Amman Citadel and Jerash

(Previous) The first morning in Amman, I started my day with some quick pastries, and headed to the Citadel, arguably the most important site in the city.

The Citadel had been occupied by various civilizations and kingdoms, dated all the way to the Bronze Age. Among which two of them left significant relics here: the (uncompleted) Temple of Hercules from the Romans, and a palace from the Umayyad Caliphate.

Left: The Temple of Hercules; Mid: a cat doing cat thing; right: view from top of the Citadel

left: relics of an Ammonite Palace (an ancient Biblical kingdom in the Jordan River valley).

The Temple of Hercules featured only an arch and several pillars. It appeared to be the relic of a colossal structure, but archeologist believed the temple was never completed.

left: relics of a Byzantine church, which could be told by its typical basilica plan. The relics of its mosaic was covered for protection.

I found the Umayyad palace very intriguing (this is the only one I have visited anyway). The geometric and foliage motifs on its relief seemed to have strong Persian influences.

Not many tourists were seen at the Citadel, partly because Amman wasn’t a huge highlight on typical Jordan itineraries (more like a base to various adjacent highlights), partly because it was exposed the scorching summer desert heat.

Following the fall of the Umayyad Caliphate, the Amman Citadel had been abandoned. The past glory for which monarchs, warriors and priests fought after was covered in layers of desert sand, making ways for sporadic Bedouin herders and seasonal farmers.

The Jordan Archeological Museum was also at the site. Its facade looked underwhelming, not matching the precious exhibitions housed inside. Built in 1951, the interior of the museum also looked visibly old.

right: I honestly couldn’t remember 100% what script this was, but most likely it was Moabite script, another Biblical Kingdom in the region.

Mid: hand and elbow fragment from a colossal statue found near the Temple of Hercules. In fact, it was from the sheer sizes of these fragments that archeologists attributed Hercules, who was known for his physical strength, to this temple.

In the afternoon I headed north to Jerash, one of the most well preserved Greco-Roman cities in the world, notably “the Pompei of the East”.

My Arabic was only good enough to read the “Jerash” sign at the bus station.

This friendly dude sitting next to the driver shared some grapes with me.

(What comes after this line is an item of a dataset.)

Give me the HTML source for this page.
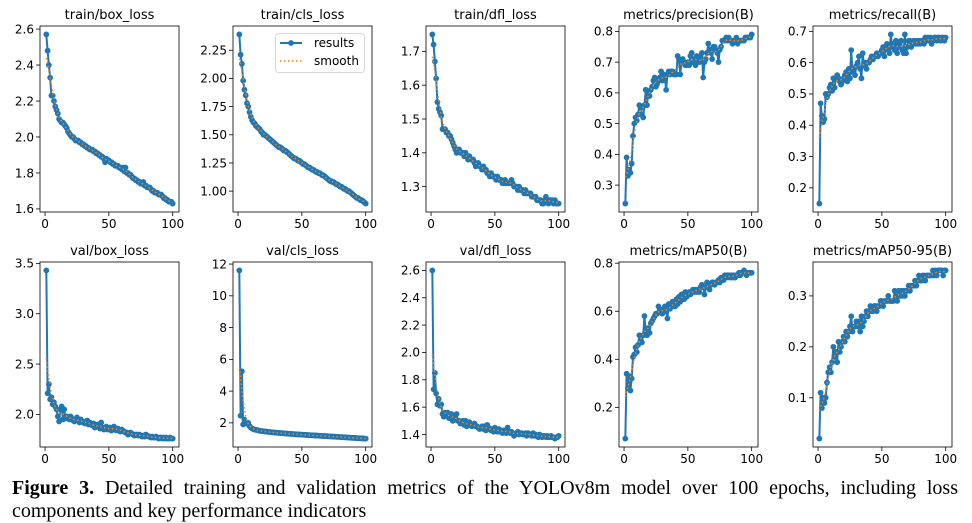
<!DOCTYPE html>
<html><head><meta charset="utf-8">
<style>
body{margin:0;background:#fff;width:972px;height:523px;overflow:hidden;position:relative}
svg{position:absolute;left:0;top:0}
#cap{position:absolute;left:12px;top:477px;width:946px;font-family:"Liberation Serif",serif;font-size:20px;line-height:23px;text-align:justify;text-align-last:left;color:#000}
</style></head><body>
<svg id="fig" width="972" height="470"></svg>
<div id="cap"><b>Figure 3.</b> Detailed training and validation metrics of the YOLOv8m model over 100 epochs, including loss components and key performance indicators</div>
<script>
const titles=["train/box_loss","train/cls_loss","train/dfl_loss","metrics/precision(B)","metrics/recall(B)","val/box_loss","val/cls_loss","val/dfl_loss","metrics/mAP50(B)","metrics/mAP50-95(B)"];
const trainBox=[2.57,2.48,2.40,2.33,2.23,2.23,2.20,2.17,2.15,2.13,2.10,2.09,2.08,2.08,2.07,2.06,2.05,2.03,2.02,2.01,2.00,2.00,1.99,1.98,1.98,1.98,1.97,1.97,1.96,1.96,1.95,1.95,1.94,1.94,1.93,1.93,1.93,1.92,1.92,1.91,1.91,1.90,1.90,1.89,1.89,1.88,1.86,1.88,1.87,1.87,1.86,1.86,1.85,1.85,1.84,1.84,1.84,1.83,1.83,1.82,1.83,1.81,1.83,1.80,1.80,1.79,1.79,1.78,1.77,1.77,1.76,1.76,1.75,1.75,1.74,1.74,1.75,1.73,1.73,1.72,1.72,1.72,1.71,1.70,1.70,1.69,1.69,1.69,1.68,1.68,1.68,1.67,1.66,1.66,1.65,1.65,1.64,1.64,1.64,1.63];
const trainCls=[2.39,2.21,2.13,1.98,1.90,1.85,1.78,1.75,1.70,1.66,1.63,1.61,1.60,1.58,1.57,1.56,1.55,1.53,1.52,1.50,1.50,1.49,1.48,1.47,1.46,1.45,1.44,1.43,1.42,1.41,1.40,1.39,1.39,1.38,1.37,1.36,1.36,1.35,1.34,1.33,1.32,1.31,1.30,1.29,1.29,1.28,1.27,1.27,1.26,1.25,1.24,1.24,1.23,1.22,1.21,1.21,1.20,1.19,1.19,1.18,1.17,1.17,1.16,1.16,1.15,1.14,1.14,1.13,1.12,1.11,1.10,1.09,1.09,1.08,1.08,1.07,1.06,1.06,1.05,1.04,1.04,1.03,1.02,1.02,1.01,1.00,1.00,0.99,0.98,0.97,0.96,0.95,0.94,0.94,0.93,0.92,0.92,0.91,0.90,0.89];
const trainDfl=[1.75,1.72,1.67,1.62,1.55,1.53,1.52,1.51,1.47,1.47,1.47,1.46,1.46,1.45,1.45,1.44,1.43,1.42,1.41,1.40,1.41,1.41,1.40,1.40,1.40,1.39,1.40,1.39,1.38,1.39,1.38,1.38,1.38,1.37,1.36,1.37,1.37,1.36,1.36,1.35,1.36,1.35,1.35,1.34,1.34,1.33,1.34,1.33,1.33,1.33,1.32,1.33,1.32,1.32,1.32,1.31,1.31,1.32,1.31,1.31,1.31,1.31,1.32,1.31,1.30,1.30,1.30,1.29,1.30,1.29,1.29,1.29,1.28,1.29,1.28,1.28,1.28,1.28,1.27,1.27,1.27,1.27,1.26,1.26,1.26,1.26,1.25,1.25,1.26,1.27,1.26,1.25,1.26,1.26,1.26,1.25,1.26,1.25,1.25,1.25];
const precision=[0.24,0.39,0.33,0.35,0.34,0.37,0.46,0.50,0.52,0.51,0.53,0.56,0.55,0.53,0.52,0.56,0.61,0.56,0.60,0.59,0.61,0.62,0.64,0.65,0.62,0.63,0.64,0.65,0.67,0.64,0.66,0.65,0.61,0.66,0.67,0.66,0.67,0.67,0.66,0.66,0.66,0.72,0.71,0.66,0.70,0.71,0.70,0.69,0.69,0.70,0.69,0.72,0.73,0.70,0.71,0.69,0.72,0.71,0.70,0.72,0.73,0.65,0.70,0.71,0.73,0.76,0.74,0.73,0.71,0.75,0.75,0.74,0.73,0.70,0.74,0.75,0.77,0.77,0.77,0.78,0.77,0.78,0.77,0.77,0.76,0.77,0.77,0.78,0.76,0.77,0.77,0.77,0.77,0.77,0.78,0.78,0.78,0.78,0.78,0.79];
const recall=[0.15,0.47,0.43,0.41,0.42,0.50,0.49,0.50,0.52,0.53,0.51,0.55,0.52,0.55,0.56,0.55,0.54,0.53,0.54,0.55,0.56,0.57,0.54,0.58,0.55,0.64,0.57,0.58,0.56,0.59,0.60,0.62,0.58,0.55,0.63,0.59,0.60,0.58,0.60,0.60,0.61,0.62,0.61,0.62,0.62,0.63,0.62,0.63,0.63,0.64,0.65,0.62,0.65,0.66,0.64,0.63,0.69,0.65,0.66,0.64,0.67,0.63,0.65,0.66,0.67,0.64,0.63,0.69,0.63,0.65,0.67,0.67,0.65,0.66,0.67,0.66,0.67,0.66,0.67,0.66,0.67,0.67,0.66,0.68,0.67,0.68,0.67,0.68,0.66,0.67,0.68,0.68,0.67,0.68,0.68,0.67,0.68,0.68,0.67,0.68];
const valBox=[3.43,2.21,2.30,2.15,2.17,2.10,2.12,2.08,2.05,1.98,1.93,2.05,2.08,1.95,2.05,1.96,1.98,1.97,1.95,1.98,1.96,1.94,1.93,1.95,1.97,1.94,1.92,1.95,1.93,1.92,1.91,1.93,1.94,1.90,1.92,1.90,1.89,1.91,1.87,1.88,1.90,1.88,1.86,1.92,1.87,1.85,1.86,1.88,1.85,1.86,1.87,1.84,1.85,1.88,1.86,1.84,1.86,1.85,1.83,1.85,1.84,1.83,1.82,1.82,1.80,1.81,1.82,1.81,1.80,1.79,1.80,1.80,1.79,1.80,1.79,1.78,1.79,1.78,1.80,1.79,1.78,1.78,1.77,1.78,1.77,1.77,1.78,1.77,1.76,1.77,1.77,1.76,1.77,1.76,1.77,1.76,1.76,1.77,1.76,1.76];
const valCls=[11.6,2.45,5.25,1.90,2.20,2.00,1.95,2.00,1.80,1.70,1.65,1.60,1.58,1.56,1.55,1.52,1.50,1.49,1.48,1.47,1.46,1.45,1.44,1.43,1.42,1.41,1.40,1.40,1.39,1.38,1.37,1.37,1.36,1.35,1.35,1.34,1.33,1.33,1.32,1.31,1.31,1.30,1.30,1.29,1.28,1.28,1.27,1.27,1.26,1.26,1.25,1.25,1.24,1.24,1.23,1.23,1.22,1.22,1.21,1.21,1.20,1.20,1.19,1.19,1.18,1.18,1.17,1.17,1.16,1.16,1.15,1.15,1.14,1.14,1.13,1.13,1.12,1.12,1.11,1.11,1.10,1.10,1.09,1.09,1.08,1.08,1.07,1.07,1.06,1.06,1.05,1.05,1.04,1.04,1.03,1.03,1.02,1.02,1.01,1.01];
const valDfl=[2.60,1.73,1.85,1.70,1.62,1.66,1.61,1.62,1.55,1.53,1.56,1.55,1.56,1.52,1.54,1.55,1.50,1.51,1.53,1.55,1.50,1.50,1.48,1.49,1.50,1.47,1.50,1.46,1.47,1.49,1.47,1.46,1.47,1.48,1.46,1.46,1.45,1.44,1.45,1.46,1.44,1.46,1.43,1.47,1.45,1.44,1.43,1.44,1.42,1.45,1.43,1.42,1.44,1.42,1.43,1.41,1.43,1.42,1.41,1.45,1.42,1.41,1.42,1.41,1.39,1.40,1.41,1.42,1.40,1.41,1.41,1.40,1.40,1.41,1.39,1.41,1.40,1.40,1.39,1.41,1.39,1.40,1.39,1.38,1.40,1.39,1.38,1.39,1.39,1.38,1.39,1.38,1.38,1.39,1.38,1.38,1.37,1.38,1.38,1.39];
const map50=[0.07,0.34,0.28,0.33,0.27,0.32,0.41,0.42,0.45,0.43,0.46,0.50,0.48,0.47,0.50,0.58,0.52,0.50,0.53,0.51,0.55,0.56,0.57,0.58,0.59,0.59,0.62,0.60,0.60,0.59,0.61,0.62,0.60,0.57,0.63,0.61,0.62,0.64,0.63,0.62,0.65,0.63,0.66,0.64,0.67,0.67,0.65,0.68,0.66,0.67,0.68,0.67,0.68,0.69,0.68,0.69,0.68,0.69,0.68,0.70,0.71,0.70,0.67,0.70,0.72,0.71,0.69,0.71,0.72,0.72,0.71,0.72,0.72,0.73,0.72,0.74,0.74,0.73,0.75,0.74,0.75,0.75,0.74,0.75,0.74,0.75,0.74,0.75,0.75,0.76,0.75,0.76,0.76,0.77,0.76,0.75,0.76,0.76,0.76,0.76];
const map5095=[0.02,0.11,0.08,0.10,0.09,0.10,0.13,0.15,0.16,0.15,0.17,0.20,0.18,0.19,0.17,0.21,0.19,0.20,0.21,0.22,0.21,0.23,0.22,0.23,0.24,0.26,0.23,0.24,0.24,0.25,0.24,0.25,0.23,0.26,0.24,0.25,0.26,0.27,0.26,0.27,0.28,0.27,0.27,0.28,0.28,0.27,0.28,0.28,0.29,0.29,0.28,0.29,0.29,0.29,0.30,0.29,0.29,0.29,0.29,0.31,0.30,0.29,0.31,0.30,0.31,0.30,0.31,0.30,0.31,0.31,0.32,0.31,0.32,0.32,0.32,0.33,0.32,0.33,0.34,0.33,0.33,0.34,0.34,0.33,0.34,0.34,0.34,0.34,0.34,0.35,0.34,0.35,0.34,0.35,0.35,0.35,0.35,0.34,0.35,0.35];
const seriesList=[trainBox,trainCls,trainDfl,precision,recall,valBox,valCls,valDfl,map50,map5095];
const yTicks=[[1.6,1.8,2.0,2.2,2.4,2.6],[1.00,1.25,1.50,1.75,2.00,2.25],[1.3,1.4,1.5,1.6,1.7],[0.3,0.4,0.5,0.6,0.7,0.8],[0.2,0.3,0.4,0.5,0.6,0.7],[2.0,2.5,3.0,3.5],[2,4,6,8,10,12],[1.4,1.6,1.8,2.0,2.2,2.4,2.6],[0.2,0.4,0.6,0.8],[0.1,0.2,0.3]];
const yTickDec=[1,2,1,1,1,1,0,1,1,1];
const xTicks=[0,50,100];

const NS="http://www.w3.org/2000/svg";
const svg=document.getElementById('fig');
function mk(tag,attrs,parent){const e=document.createElementNS(NS,tag);for(const k in attrs)e.setAttribute(k,attrs[k]);(parent||svg).appendChild(e);return e;}
const colL=[40,233,426,619,813], W=139;
const rowT=[26,262], H=[186,185];
const FONT='"DejaVu Sans","Liberation Sans",sans-serif';
function smooth(d){const out=[];const k=5;for(let i=0;i<d.length;i++){let s=0,w=0;for(let j=-k;j<=k;j++){const t=i+j;if(t<0||t>=d.length)continue;const g=Math.exp(-j*j/(2*2.5*2.5));s+=d[t]*g;w+=g;}out.push(s/w);}return out;}
seriesList.forEach((data,p)=>{
  const L=colL[p%5], T=rowT[Math.floor(p/5)], h=H[Math.floor(p/5)];
  const g=mk('g',{});
  
  
  const n=data.length;
  const xmin=1-(n-1)*0.05, xmax=n+(n-1)*0.05;
  const mn=Math.min(...data), mx=Math.max(...data), r=mx-mn;
  const ymin=mn-r*0.05, ymax=mx+r*0.05;
  const X=v=>L+(v-xmin)/(xmax-xmin)*W;
  const Y=v=>T+h-(v-ymin)/(ymax-ymin)*h;
  const tt=mk('text',{x:L+W/2,y:T-7,'text-anchor':'middle','font-family':FONT,'font-size':13,fill:'#000'},g);
  tt.textContent=titles[p];
  
  
  xTicks.forEach(v=>{const x=X(v);mk('line',{x1:x,x2:x,y1:T+h,y2:T+h+4,stroke:'#000','stroke-width':0.8},g);
    const t=mk('text',{x:x,y:T+h+16,'text-anchor':'middle','font-family':FONT,'font-size':12,fill:'#000'},g);t.textContent=v;
    
    });
  yTicks[p].forEach(v=>{const y=Y(v);if(y<T-1||y>T+h+1)return;mk('line',{x1:L-4,x2:L,y1:y,y2:y,stroke:'#000','stroke-width':0.8},g);
    const t=mk('text',{x:L-6,y:y+4.3,'text-anchor':'end','font-family':FONT,'font-size':12,fill:'#000'},g);t.textContent=v.toFixed(yTickDec[p]);
    
    });
  const pts=data.map((v,i)=>X(i+1).toFixed(2)+','+Y(v).toFixed(2)).join(' ');
  const pl=mk('polyline',{points:pts,fill:'none',stroke:'#1f77b4','stroke-width':2,'stroke-linejoin':'round'},g);
  
  
  data.forEach((v,i)=>{const c=mk('circle',{cx:X(i+1),cy:Y(v),r:2.9,fill:'#1f77b4'},g);
    
    });
  const sm=smooth(data);
  const sp=mk('polyline',{points:sm.map((v,i)=>X(i+1).toFixed(2)+','+Y(v).toFixed(2)).join(' '),fill:'none',stroke:'#ff7f0e','stroke-width':1.5,'stroke-dasharray':'1.5,2.5'},g);
  
  
  const fr=mk('rect',{x:L,y:T,width:W,height:h,fill:'none',stroke:'#000','stroke-width':0.8},g);
  
  
});
const lg=mk('g',{});


mk('rect',{x:275.5,y:33.5,width:89,height:39,rx:3,fill:'#fff','fill-opacity':0.8,stroke:'#ccc','stroke-width':0.8},lg);
mk('line',{x1:280,x2:302,y1:43,y2:43,stroke:'#1f77b4','stroke-width':2},lg);
mk('circle',{cx:291,cy:43,r:2.9,fill:'#1f77b4'},lg);
const l1=mk('text',{x:314,y:47,'font-family':FONT,'font-size':12,fill:'#000'},lg);l1.textContent='results';


mk('line',{x1:280,x2:302,y1:61,y2:61,stroke:'#ff7f0e','stroke-width':1.5,'stroke-dasharray':'1.5,2.5'},lg);
const l2=mk('text',{x:314,y:65,'font-family':FONT,'font-size':12,fill:'#000'},lg);l2.textContent='smooth';


</script>
</body></html>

right: souvenir stands right outside Jerash

Apparently these were all what I had for lunch. When I looked back at my travel photos, sometimes I wasn’t even sure whether I did eat that little, or just forgot take photos of my meals.

Mid: Arch of Hadrian at Jerash. It featured some atypical architectural elements not seen in typical Roman arches (possibly Nabattean influences). This arch is so important that there’s a Wikipedia article about it.

Following a pamphlet I got at the entrance, I walked around the ancient city, making sure I found every “point of interest” as one would do in Disneyland, trying to imagine the flowing aqueducts, bustling markets, lively theaters and solemn temples, most of which only left columns for visitors to wonder.

left: temple of Zeus; mid: temple of Artemis; right: the forum

The theater (this photo really failed to capture its magnificences here)

left: a cathedral; right: one of the Byzantine churches, featuring mosaic of various animals

left: temple of Artemis; mid: nymphaem; right: entrance of the visitor center

I walked approximately 3 hours in Jerash, which was plenty of time to see most of its highlights. As I tried to catch a cab back to Amman, at least 2 cars stopped to offer me a ride, but with no experience hitchhacking, I still opted for a regular shared taxi. The driver was talking to another passenger in Arabic all the time, at a level way beyond what my one-semester class could offer. After the passenger left, I was invited to the front seat to practice some elementary Arabic with the driver. The friendly exchange of greetings improved my impression of Jordanian taxis by a lot.

In Amman, the night was always young. At the hostel, Intaro and I met with Rashik, a fellow traveler from Bangladesh. We quickly built a team to venture outside Amman together the next day.